Work to be completed: Skip all pictures; return exactly the lines from the one containing "Rebuild this diagram" through the end of the data.

|---|

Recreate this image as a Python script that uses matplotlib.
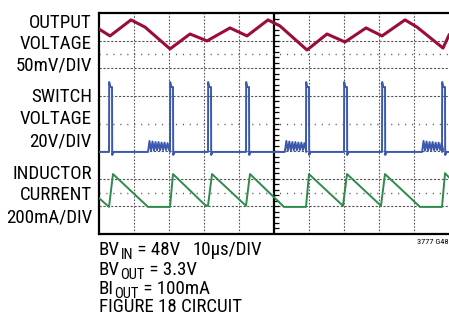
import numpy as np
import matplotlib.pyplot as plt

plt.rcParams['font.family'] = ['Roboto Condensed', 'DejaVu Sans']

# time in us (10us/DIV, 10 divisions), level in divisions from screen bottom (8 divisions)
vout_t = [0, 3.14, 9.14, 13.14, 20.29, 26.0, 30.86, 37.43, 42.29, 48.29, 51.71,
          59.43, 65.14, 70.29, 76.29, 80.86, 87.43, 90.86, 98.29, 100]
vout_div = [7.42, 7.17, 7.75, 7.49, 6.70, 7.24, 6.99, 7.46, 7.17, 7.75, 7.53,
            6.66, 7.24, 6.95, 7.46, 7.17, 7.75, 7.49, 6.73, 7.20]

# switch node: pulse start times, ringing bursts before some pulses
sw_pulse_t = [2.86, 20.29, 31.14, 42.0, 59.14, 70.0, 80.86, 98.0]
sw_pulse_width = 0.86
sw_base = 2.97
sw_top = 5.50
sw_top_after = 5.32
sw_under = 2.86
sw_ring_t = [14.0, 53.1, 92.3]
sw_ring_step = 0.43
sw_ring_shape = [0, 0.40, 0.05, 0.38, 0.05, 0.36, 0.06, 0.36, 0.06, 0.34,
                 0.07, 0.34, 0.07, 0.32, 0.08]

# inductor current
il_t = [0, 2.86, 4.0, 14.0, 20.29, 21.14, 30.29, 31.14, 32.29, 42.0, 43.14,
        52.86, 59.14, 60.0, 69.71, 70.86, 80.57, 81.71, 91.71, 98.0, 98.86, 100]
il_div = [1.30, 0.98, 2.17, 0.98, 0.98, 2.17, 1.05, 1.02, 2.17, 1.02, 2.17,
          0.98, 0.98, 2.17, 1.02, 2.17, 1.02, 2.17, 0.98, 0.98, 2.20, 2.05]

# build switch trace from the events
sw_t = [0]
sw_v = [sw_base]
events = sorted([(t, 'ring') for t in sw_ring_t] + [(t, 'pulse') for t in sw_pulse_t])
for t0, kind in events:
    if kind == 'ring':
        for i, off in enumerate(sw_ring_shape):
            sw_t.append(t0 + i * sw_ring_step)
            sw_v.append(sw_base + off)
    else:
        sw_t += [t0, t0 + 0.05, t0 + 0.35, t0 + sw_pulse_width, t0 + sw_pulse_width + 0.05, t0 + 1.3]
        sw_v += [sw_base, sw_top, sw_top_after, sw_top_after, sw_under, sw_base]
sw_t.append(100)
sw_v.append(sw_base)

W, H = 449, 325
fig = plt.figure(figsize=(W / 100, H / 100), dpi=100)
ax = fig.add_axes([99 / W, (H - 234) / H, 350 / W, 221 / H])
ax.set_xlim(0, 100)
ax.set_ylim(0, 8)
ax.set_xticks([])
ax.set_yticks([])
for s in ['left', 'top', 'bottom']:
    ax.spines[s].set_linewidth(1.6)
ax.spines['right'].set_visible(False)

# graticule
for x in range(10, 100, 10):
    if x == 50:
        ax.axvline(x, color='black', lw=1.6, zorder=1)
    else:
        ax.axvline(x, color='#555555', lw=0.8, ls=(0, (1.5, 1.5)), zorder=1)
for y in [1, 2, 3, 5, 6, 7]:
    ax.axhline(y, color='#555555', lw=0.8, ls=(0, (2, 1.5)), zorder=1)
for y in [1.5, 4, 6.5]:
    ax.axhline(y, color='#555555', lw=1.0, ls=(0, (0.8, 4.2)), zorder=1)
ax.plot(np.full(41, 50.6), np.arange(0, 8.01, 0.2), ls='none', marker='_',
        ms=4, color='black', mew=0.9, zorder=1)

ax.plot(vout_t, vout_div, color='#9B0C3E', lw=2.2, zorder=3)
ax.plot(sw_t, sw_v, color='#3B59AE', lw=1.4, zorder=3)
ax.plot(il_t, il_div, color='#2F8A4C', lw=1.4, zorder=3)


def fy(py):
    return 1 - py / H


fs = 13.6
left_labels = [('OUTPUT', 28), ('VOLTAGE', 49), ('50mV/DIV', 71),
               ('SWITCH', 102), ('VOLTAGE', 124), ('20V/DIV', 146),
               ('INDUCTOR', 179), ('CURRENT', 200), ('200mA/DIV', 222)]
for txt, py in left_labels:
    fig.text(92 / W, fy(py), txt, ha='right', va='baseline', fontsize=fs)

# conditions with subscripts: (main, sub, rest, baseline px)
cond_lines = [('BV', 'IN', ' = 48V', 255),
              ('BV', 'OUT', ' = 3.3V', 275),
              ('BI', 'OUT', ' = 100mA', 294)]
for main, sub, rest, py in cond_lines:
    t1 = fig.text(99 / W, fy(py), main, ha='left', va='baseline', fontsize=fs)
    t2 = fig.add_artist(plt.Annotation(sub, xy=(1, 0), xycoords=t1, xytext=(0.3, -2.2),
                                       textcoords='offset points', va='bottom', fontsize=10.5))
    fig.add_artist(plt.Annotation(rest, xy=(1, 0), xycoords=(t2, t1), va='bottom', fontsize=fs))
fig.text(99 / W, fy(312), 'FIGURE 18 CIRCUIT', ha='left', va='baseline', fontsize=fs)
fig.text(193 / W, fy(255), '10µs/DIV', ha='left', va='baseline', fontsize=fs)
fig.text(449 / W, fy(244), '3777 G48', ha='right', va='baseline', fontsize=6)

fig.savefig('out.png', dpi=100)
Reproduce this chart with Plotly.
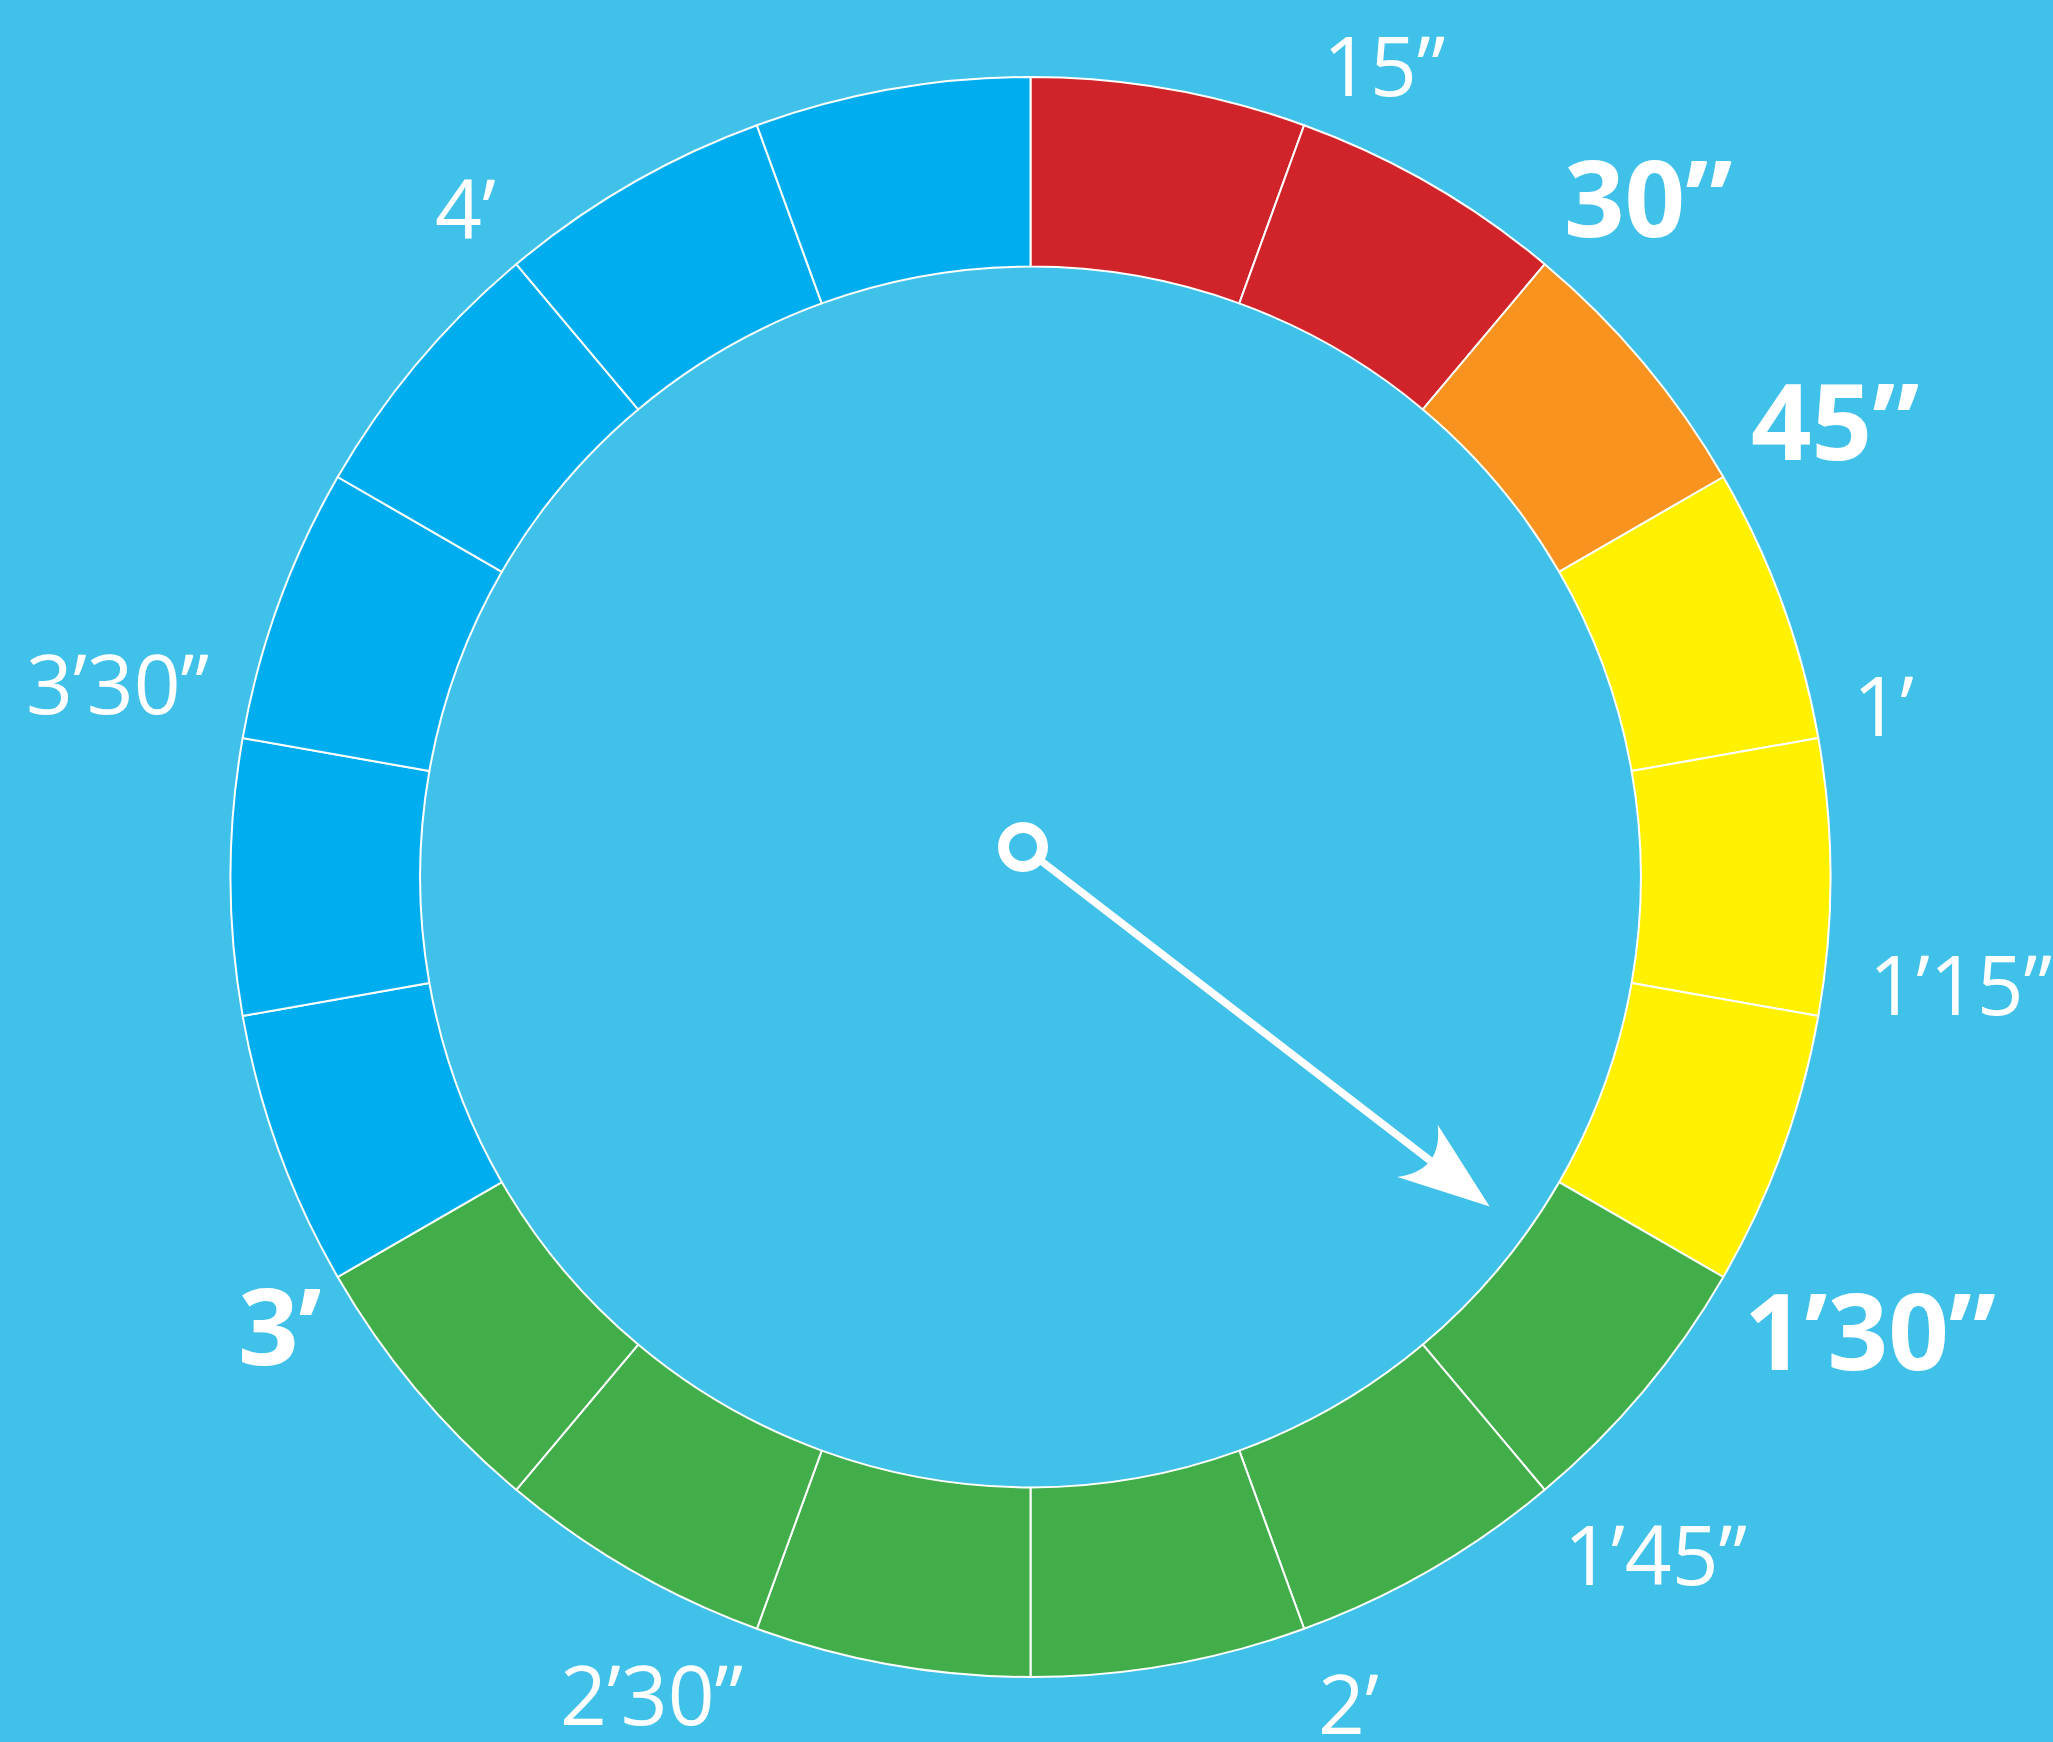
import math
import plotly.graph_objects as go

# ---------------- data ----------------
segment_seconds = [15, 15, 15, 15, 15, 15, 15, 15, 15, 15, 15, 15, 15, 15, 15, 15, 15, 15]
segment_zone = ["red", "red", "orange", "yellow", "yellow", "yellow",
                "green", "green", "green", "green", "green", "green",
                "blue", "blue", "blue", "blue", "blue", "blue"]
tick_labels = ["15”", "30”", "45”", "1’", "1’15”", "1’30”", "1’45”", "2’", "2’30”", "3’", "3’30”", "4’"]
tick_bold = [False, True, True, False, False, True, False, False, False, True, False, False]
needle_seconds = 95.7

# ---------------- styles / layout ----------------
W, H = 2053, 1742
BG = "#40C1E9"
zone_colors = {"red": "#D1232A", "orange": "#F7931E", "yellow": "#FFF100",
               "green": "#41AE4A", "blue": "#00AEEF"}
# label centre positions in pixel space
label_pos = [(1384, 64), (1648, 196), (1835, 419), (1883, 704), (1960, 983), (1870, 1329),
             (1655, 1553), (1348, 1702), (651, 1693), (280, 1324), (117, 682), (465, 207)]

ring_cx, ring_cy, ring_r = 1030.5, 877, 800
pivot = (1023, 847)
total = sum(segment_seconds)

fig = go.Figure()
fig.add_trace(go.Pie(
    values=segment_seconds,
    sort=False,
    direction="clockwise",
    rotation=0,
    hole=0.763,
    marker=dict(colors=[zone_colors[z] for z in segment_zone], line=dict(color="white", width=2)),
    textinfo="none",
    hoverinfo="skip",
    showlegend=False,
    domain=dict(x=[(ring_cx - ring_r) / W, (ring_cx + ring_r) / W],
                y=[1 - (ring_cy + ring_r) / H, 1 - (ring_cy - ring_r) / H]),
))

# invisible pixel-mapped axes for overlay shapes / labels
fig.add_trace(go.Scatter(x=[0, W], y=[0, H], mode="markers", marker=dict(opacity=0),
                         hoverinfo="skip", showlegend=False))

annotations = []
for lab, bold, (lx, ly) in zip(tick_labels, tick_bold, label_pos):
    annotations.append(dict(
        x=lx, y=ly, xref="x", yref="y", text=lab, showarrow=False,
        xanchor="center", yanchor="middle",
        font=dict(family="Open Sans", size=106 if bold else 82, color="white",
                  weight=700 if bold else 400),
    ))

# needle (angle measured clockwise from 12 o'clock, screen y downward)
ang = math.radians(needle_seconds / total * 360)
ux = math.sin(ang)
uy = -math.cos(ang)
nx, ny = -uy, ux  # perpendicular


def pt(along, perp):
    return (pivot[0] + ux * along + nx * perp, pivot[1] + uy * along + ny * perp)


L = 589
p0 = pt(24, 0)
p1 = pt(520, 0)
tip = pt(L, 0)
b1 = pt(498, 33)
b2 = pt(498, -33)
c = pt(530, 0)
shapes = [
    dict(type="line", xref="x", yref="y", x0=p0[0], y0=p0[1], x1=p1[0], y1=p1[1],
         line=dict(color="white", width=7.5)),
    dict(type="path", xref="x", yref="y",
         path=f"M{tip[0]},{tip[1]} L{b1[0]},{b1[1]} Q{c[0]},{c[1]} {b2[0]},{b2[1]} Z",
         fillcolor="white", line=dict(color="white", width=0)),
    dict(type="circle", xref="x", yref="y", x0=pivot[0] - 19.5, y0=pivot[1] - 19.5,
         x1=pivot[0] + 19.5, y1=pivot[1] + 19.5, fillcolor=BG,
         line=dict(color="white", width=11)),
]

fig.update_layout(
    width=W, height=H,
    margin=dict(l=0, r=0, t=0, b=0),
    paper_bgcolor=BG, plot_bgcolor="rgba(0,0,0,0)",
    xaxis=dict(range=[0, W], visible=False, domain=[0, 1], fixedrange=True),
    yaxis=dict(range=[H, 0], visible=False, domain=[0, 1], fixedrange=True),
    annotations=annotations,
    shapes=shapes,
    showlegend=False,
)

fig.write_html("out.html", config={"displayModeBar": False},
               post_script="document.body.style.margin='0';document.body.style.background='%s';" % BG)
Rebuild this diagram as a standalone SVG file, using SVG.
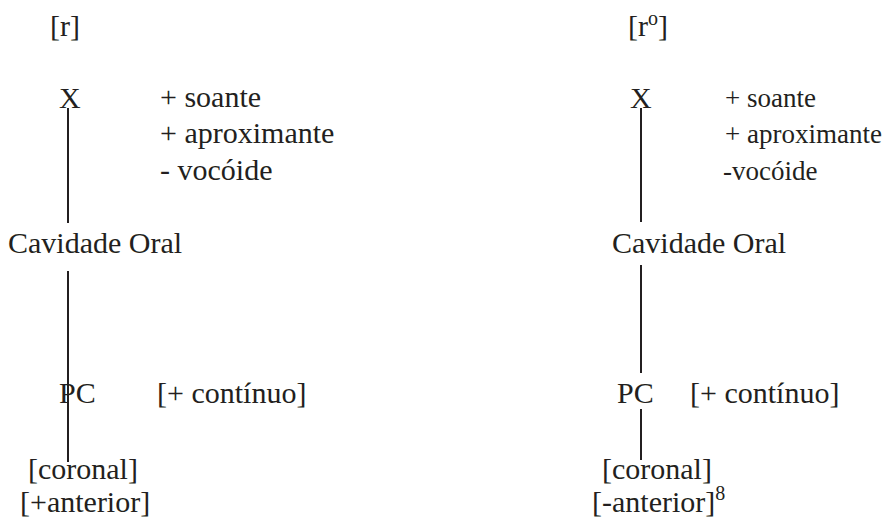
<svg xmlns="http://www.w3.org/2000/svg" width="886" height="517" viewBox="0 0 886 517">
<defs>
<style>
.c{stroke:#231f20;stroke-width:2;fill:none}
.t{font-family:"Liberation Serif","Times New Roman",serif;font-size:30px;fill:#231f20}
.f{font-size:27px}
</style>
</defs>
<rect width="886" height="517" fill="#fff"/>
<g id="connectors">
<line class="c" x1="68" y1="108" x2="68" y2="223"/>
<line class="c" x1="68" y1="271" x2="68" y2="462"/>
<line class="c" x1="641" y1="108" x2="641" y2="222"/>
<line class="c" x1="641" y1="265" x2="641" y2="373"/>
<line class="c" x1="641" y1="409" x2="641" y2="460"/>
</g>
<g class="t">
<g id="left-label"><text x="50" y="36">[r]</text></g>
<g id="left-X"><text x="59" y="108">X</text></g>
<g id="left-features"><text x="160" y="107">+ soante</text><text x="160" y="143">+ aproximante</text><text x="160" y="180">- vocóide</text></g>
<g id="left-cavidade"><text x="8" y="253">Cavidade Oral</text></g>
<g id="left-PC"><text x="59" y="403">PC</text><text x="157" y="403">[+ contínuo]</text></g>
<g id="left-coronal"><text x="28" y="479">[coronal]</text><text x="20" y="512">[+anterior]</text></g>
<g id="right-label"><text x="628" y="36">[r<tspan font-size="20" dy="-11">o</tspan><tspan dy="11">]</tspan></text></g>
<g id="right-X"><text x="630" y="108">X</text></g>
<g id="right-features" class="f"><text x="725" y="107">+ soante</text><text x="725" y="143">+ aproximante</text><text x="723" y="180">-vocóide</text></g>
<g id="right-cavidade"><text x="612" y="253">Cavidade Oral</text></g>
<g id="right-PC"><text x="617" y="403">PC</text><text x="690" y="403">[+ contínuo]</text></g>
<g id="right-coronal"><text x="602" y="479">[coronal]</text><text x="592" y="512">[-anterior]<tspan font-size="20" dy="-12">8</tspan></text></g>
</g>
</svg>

|---|

Answer to the exercise:
Rebuild this diagram as a standalone SVG file, using SVG.
<svg xmlns="http://www.w3.org/2000/svg" width="886" height="517" viewBox="0 0 886 517">
<defs>
<style>
.c{stroke:#231f20;stroke-width:2;fill:none}
.t{font-family:"Liberation Serif","Times New Roman",serif;font-size:30px;fill:#231f20}
.f{font-size:27px}
</style>
</defs>
<rect width="886" height="517" fill="#fff"/>
<g id="connectors">
<line class="c" x1="68" y1="108" x2="68" y2="223"/>
<line class="c" x1="68" y1="271" x2="68" y2="462"/>
<line class="c" x1="641" y1="108" x2="641" y2="222"/>
<line class="c" x1="641" y1="265" x2="641" y2="373"/>
<line class="c" x1="641" y1="409" x2="641" y2="460"/>
</g>
<g class="t">
<g id="left-label"><text x="50" y="36">[r]</text></g>
<g id="left-X"><text x="59" y="108">X</text></g>
<g id="left-features"><text x="160" y="107">+ soante</text><text x="160" y="143">+ aproximante</text><text x="160" y="180">- vocóide</text></g>
<g id="left-cavidade"><text x="8" y="253">Cavidade Oral</text></g>
<g id="left-PC"><text x="59" y="403">PC</text><text x="157" y="403">[+ contínuo]</text></g>
<g id="left-coronal"><text x="28" y="479">[coronal]</text><text x="20" y="512">[+anterior]</text></g>
<g id="right-label"><text x="628" y="36">[r<tspan font-size="20" dy="-11">o</tspan><tspan dy="11">]</tspan></text></g>
<g id="right-X"><text x="630" y="108">X</text></g>
<g id="right-features" class="f"><text x="725" y="107">+ soante</text><text x="725" y="143">+ aproximante</text><text x="723" y="180">-vocóide</text></g>
<g id="right-cavidade"><text x="612" y="253">Cavidade Oral</text></g>
<g id="right-PC"><text x="617" y="403">PC</text><text x="690" y="403">[+ contínuo]</text></g>
<g id="right-coronal"><text x="602" y="479">[coronal]</text><text x="592" y="512">[-anterior]<tspan font-size="20" dy="-12">8</tspan></text></g>
</g>
</svg>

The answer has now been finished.